The Sound of a New Ambition
The air in Cairo has a texture. It’s a mix of dust, diesel, and the heat rising off a million engines. The city operates on a frequency of controlled chaos, a constant hum of life that never really stops. Stepping into the new Lamborghini showroom, then, is a sensory shock. The noise of the city is gone, replaced by a polished, architectural silence. It’s a pocket of Bologna dropped into the heart of Egypt.
The opening of a dealership is usually just a business story. A pin on a map. But this feels different. The arrival of a brand this loud, this unapologetic, in a city this ancient and complex says something about the shifting geography of ambition. This is not just about selling cars to the wealthy. It is about planting a flag for a certain kind of aggressive, Western modernism. A very particular dream, rendered in carbon fibre and sharp angles.
The cars themselves look almost alien under the showroom lights. A Revuelto sits low and wide, a collection of hexagons and blades that seems designed to cut through the air. A Huracán looks coiled, ready to spring. These are not objects of quiet taste. They are declarations. They are built to be seen and heard, to announce their presence with a V10 or V12 shriek. In a culture that often values discretion, the Lamborghini is a deliberate act of defiance.

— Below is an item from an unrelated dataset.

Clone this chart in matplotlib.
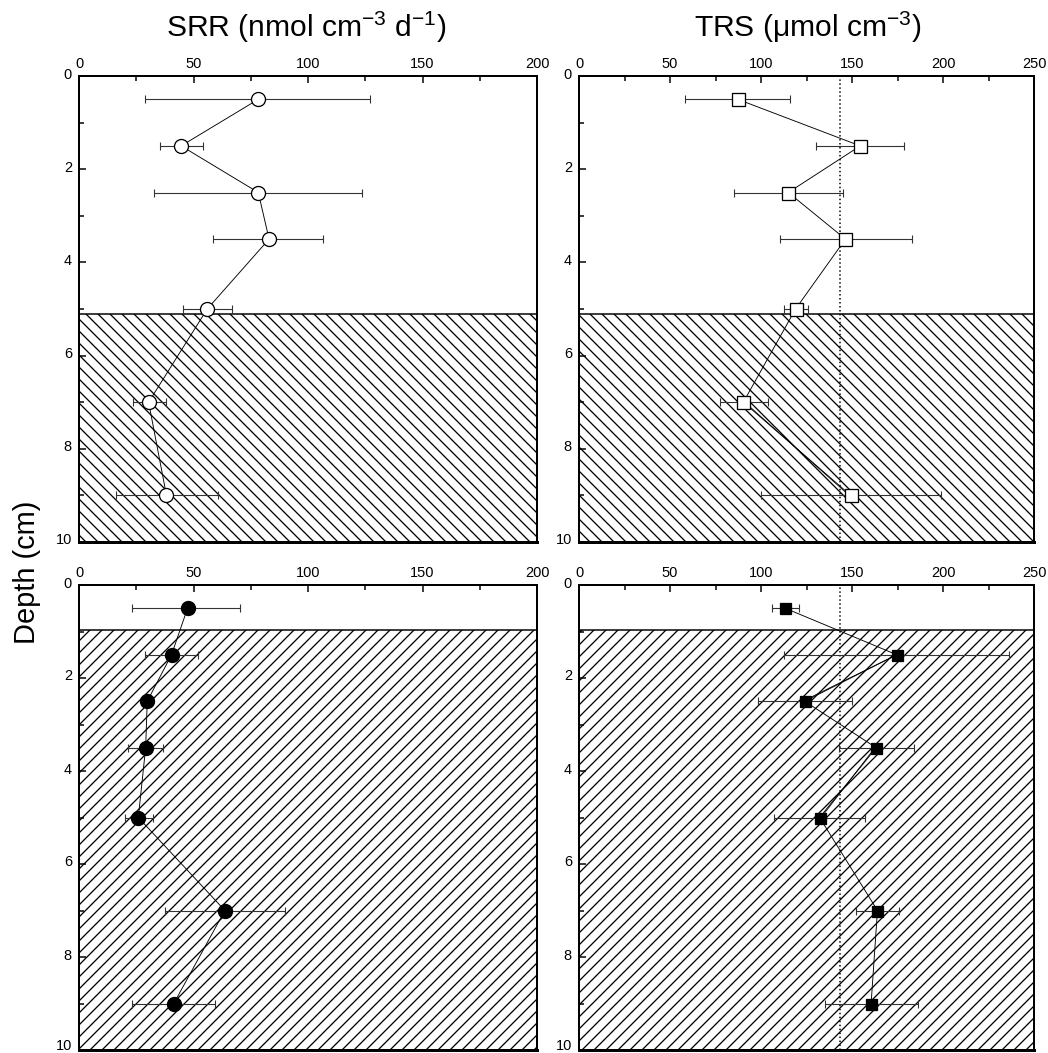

A Global Language of Success
For years, the luxury world has been whispering about subtlety. About stealth wealth and the art of flying under the radar. But Lamborghini never got the memo. Or, more likely, it read the memo and threw it away. The brand’s enduring power comes from its refusal to be quiet. It understands that for a new generation of wealth, success is not something to be hidden. It is something to be celebrated, loudly and publicly.
This is why the brand resonates so strongly in emerging markets. The energy in Cairo, Dubai, or Mumbai is one of forward motion, of building, of becoming. The old rules of established wealth, written in the quiet capitals of Europe, simply do not apply. Here, ambition is worn on your sleeve, or parked out front. A Lamborghini is not just a car. It is a broadcast. It tells a story of arrival in a universal language that needs no translation.
The company knows this. Federico Foschini, the Chief Marketing and Sales Officer, speaks of creating a “direct presence in this important market.” It is corporate language for a simple truth. They are going where the energy is. They are not trying to change their identity to fit the market. They are waiting for the market to be ready for them.
Watching the polished elite of Cairo gather around these machines, you realize the conversation is no longer about heritage in the traditional sense. It is about a new kind of legacy being written right now. The sound of a supercar echoing through streets that have stood for millennia is a strange kind of harmony. But it might just be the sound of luxury’s future.